# Feeds and speeds needed for red oak



## mickelsen (Mar 12, 2009)

I'm starting to engrave a bass relief picture into some red oak using my tabletop CNC router. Could anyone suggest the best feeds and speeds to use with red oak?

Thanks,
Mark


----------



## LMT Onsrud (Onsrud) (Jan 9, 2012)

Good Afternoon,

Would you be able to provide that size tool you are using or wish to use...?

Fred


----------



## mickelsen (Mar 12, 2009)

The engraving bit I have been using is a 15 deg, 0.125" dia. v-bit. Does this help?


----------



## LMT Onsrud (Onsrud) (Jan 9, 2012)

mickelsen said:


> The engraving bit I have been using is a 15 deg, 0.125" dia. v-bit. Does this help?


Good evening,

You could start around 6,000 RPM at 18 Inches Per Minute...

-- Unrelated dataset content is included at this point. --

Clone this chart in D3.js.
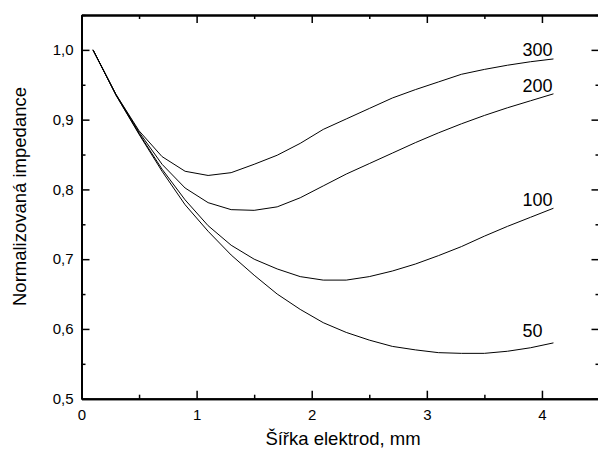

You could also use this formula to decipher the best speed and feed rate..we suggest a chip load of .002 - .004 typically for that size bit...

Pick a constant router speed - depending on your machine, this can vary as to the speed that the spindle can run...

Feed Rate = RPM x # of Cutting Edges x Chip Load

So for this example we will use 6,000 RPM
The tool we sell has 1 cutting edge...
Chip Load = .002

Therefore:

Feed Rate = 6,000 x 1 x .003
Feed Rate = 18 Inches per minute

Increase the feed rate until the piece finish starts to deteriorate...then back the feed rate down by 10%, start to then increase the feed rate at a certain increment again until the finish again falters...

At that point, the tool is working at the best productivity level and should provide the best longevity for your tools and best finish for your part...

The above chipload was in the middle of the range...we suggest you test a piece first to see fit and finish before cutting the final part...

Let me know if this helps or if more information is needed...but this should be a good starting point...

Fred


----------



## mickelsen (Mar 12, 2009)

Fred,
Thanks for the information you have supplied to me.
I am using a Bosch Colt for my spindle and the slowest speed I can get is about 15000 rpm, (at least until I get my SuperPID going). Using you formula, this results in an ipm of about 30. Do you think this is too fast?
Thanks again,
Mark


----------



## mickelsen (Mar 12, 2009)

Hi again Fred,
While I've got your attention, could you recommend feeds and speeds for cutting acrylic and also polycarbonate using an 1/8" endmill? Again, the minimum speed I can get from my spindle is about 15000rpm.
Thanks again,
Mark


----------



## LMT Onsrud (Onsrud) (Jan 9, 2012)

Good Morning,

Sorry about the delay there...

30 inches should be ok to run at...I just verified with my tech support guy as well...if the finish isn't great at this speed, you may have to make some adjustments up or down on the rate since we know the machine rpm is constant..

Thanks! 

Fred


----------



## LMT Onsrud (Onsrud) (Jan 9, 2012)

mickelsen said:


> Hi again Fred,
> While I've got your attention, could you recommend feeds and speeds for cutting acrylic and also polycarbonate using an 1/8" endmill? Again, the minimum speed I can get from my spindle is about 15000rpm.
> Thanks again,
> Mark


For this application we recommend a chip load of .004 - .006 for this material...

Based off of a single flute tool - 

Feed rate: 15,000 RPM x 1 Cutting Edge x .004 = 60 Inches per minute
Feed rate: 15,000 RPM x 1 Cutting Edge x .006 = 90 Inches per minute

This would be your range...

If the tool is a double edge tool 

Feed rate: 15,000 RPM x 2 Cutting Edge x .004 = 120 Inches per minute
Feed rate: 15,000 RPM x 2 Cutting Edge x .006 = 180 Inches per minute

Please let me know if this helps...

Fred


----------



## mickelsen (Mar 12, 2009)

Thanks again, Fred.
I have some of your single flute endmills that are supposed to be very good for cutting plastics. I'll try one of those using you guidelines and see if I can get some good cuts in poly and acrylic. I have a complicated pattern that requires some great accuracy. If I can cut it well it will yield the parts to make flexible cable chain. But the round parts must be round and smooth so that the links will rotate against each other and the whole chain will be flexible. I hope I can make it work.
Mark


----------



## LMT Onsrud (Onsrud) (Jan 9, 2012)

mickelsen said:


> Thanks again, Fred.
> I have some of your single flute endmills that are supposed to be very good for cutting plastics. I'll try one of those using you guidelines and see if I can get some good cuts in poly and acrylic. I have a complicated pattern that requires some great accuracy. If I can cut it well it will yield the parts to make flexible cable chain. But the round parts must be round and smooth so that the links will rotate against each other and the whole chain will be flexible. I hope I can make it work.
> Mark


Hello Mark,

Sounds good...thanks for the support as well and if there is anything we can do to assist, holler! 

Hope it goes well!

Fred


----------